LHPs Zac Lowther and Alexander Wells
Let’s group these two together for a few reasons. Both bespectacled southpaws, they’re friends who roomed together during their time with the Baysox. They also rank among the O’s top 20 prospects; per MLB Pipeline, Lowther is No. 11 and Wells is No. 19. Additionally, their fastballs max out somewhere in the high-80s to low-90s, forcing them to get by with some combination of deception and finesse. You know, the whole crafty lefty thing.
In the case of the 24-year-old Lowther, his sneaky delivery and long extension pair well with his high-spin fastball. He has succeeded at every level of the minors besides Triple-A, where he hasn’t appeared yet, and has never posted an ERA higher than 2.55 or a FIP above 3.17. Wells, who turns 24 in late February, relies even more on pinpoint command and effective pitch-mixing, as he doesn’t have the advantage of Lowther’s fastball. As always, a pitcher without high strikeout totals attracts plenty of skepticism, which leads to Wells being the bigger question mark.
INF Rylan Bannon
Arguably more than anyone else on this list, Bannon was hurt by the truncated 2020 season; he was forced to wait a year to make his big-league debut. He is the only one of the six highlighted prospects in this piece with Triple-A experience. Plus, as someone with some pop in his bat and who has the versatility to play both second base and third base, he could have been an alternative for the big-league team at either spot, where the O’s didn’t see much production last season.
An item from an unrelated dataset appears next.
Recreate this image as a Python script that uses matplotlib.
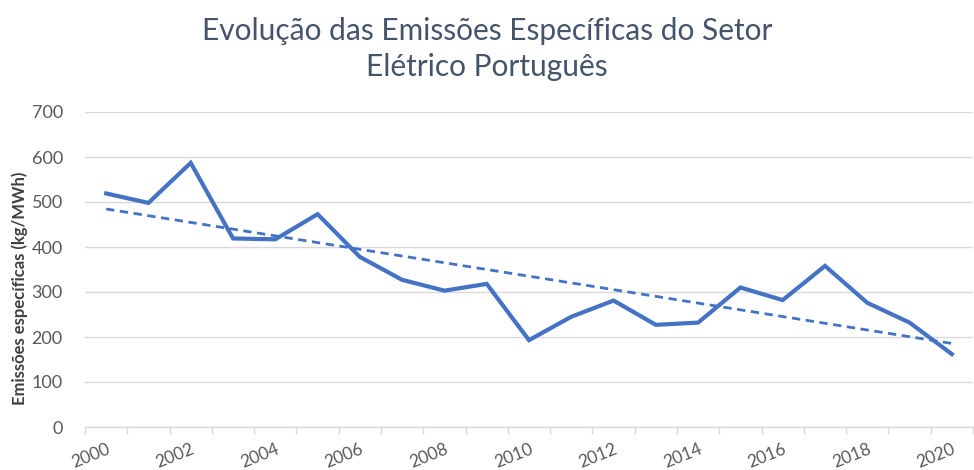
import numpy as np
import matplotlib.pyplot as plt
from matplotlib.ticker import FixedLocator

years = list(range(2000, 2021))
emissions = [519, 498, 587, 419, 417, 473, 378, 327, 303, 318, 193,
             245, 281, 227, 232, 310, 282, 358, 276, 232, 162]
y_ticks = [0, 100, 200, 300, 400, 500, 600, 700]

plt.rcParams['font.family'] = ['Lato', 'DejaVu Sans']

fig = plt.figure(figsize=(9.74, 4.70), dpi=100)
ax = fig.add_axes([85 / 974, 43 / 470, 888 / 974, 315 / 470])

x = np.arange(len(years))
ax.plot(x, emissions, color='#4472C4', linewidth=3.0, solid_joinstyle='miter', zorder=3)

# linear trend line
coef = np.polyfit(x, emissions, 1)
ax.plot(x, np.polyval(coef, x), color='#4472C4', linewidth=2.0, linestyle=(0, (3, 2)), zorder=3)

ax.set_xlim(-0.5, len(years) - 0.5)
ax.set_ylim(0, 700)
ax.set_yticks(y_ticks)
ax.grid(axis='y', color='#d9d9d9', linewidth=1)
ax.set_axisbelow(True)

for side in ['top', 'right', 'left']:
    ax.spines[side].set_visible(False)
ax.spines['bottom'].set_color('#d9d9d9')
ax.spines['bottom'].set_linewidth(1)

ax.set_xticks(x[::2])
ax.set_xticklabels([str(y) for y in years[::2]], rotation=22, ha='right',
                   rotation_mode='anchor', color='#595959', fontsize=12.5)
ax.xaxis.set_minor_locator(FixedLocator(np.arange(-0.5, len(years), 1)))
ax.tick_params(axis='x', which='major', length=0, pad=10)
ax.tick_params(axis='x', which='minor', length=5, color='#d9d9d9', width=1)
ax.tick_params(axis='y', length=0, labelcolor='#595959', labelsize=13, pad=16)

ax.set_ylabel('Emissões específicas (kg/MWh)', fontsize=12, fontweight='bold',
              color='#404040')
ax.yaxis.set_label_coords(-0.064, 0.44)

fig.text(0.5, 0.895, 'Evolução das Emissões Específicas do Setor\nElétrico Português',
         ha='center', va='center', fontsize=21.5, color='#44546A', linespacing=1.35)

fig.savefig('out.png', dpi=100)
Bannon, 24, is still on the cusp of the majors but some new faces have joined the infield mix. Rio Ruiz is still around as an option at third base, and now Yolmer Sánchez and Jahmai Jones have entered the second base competition. Like Bannon, Sánchez can also play third.
The O’s high minors are not yet stocked with promising infield prospects, but things are improving. Bannon and now Jones should infuse some youth into an O’s infield that could really use it.
Weighted runs created plus (wRC+) is an offensive metric in which 100 is the league average and every point above 100 is a percentage point above league average. Fielding independent pitching (FIP) estimates what a pitcher’s ERA would be with average results on balls in play.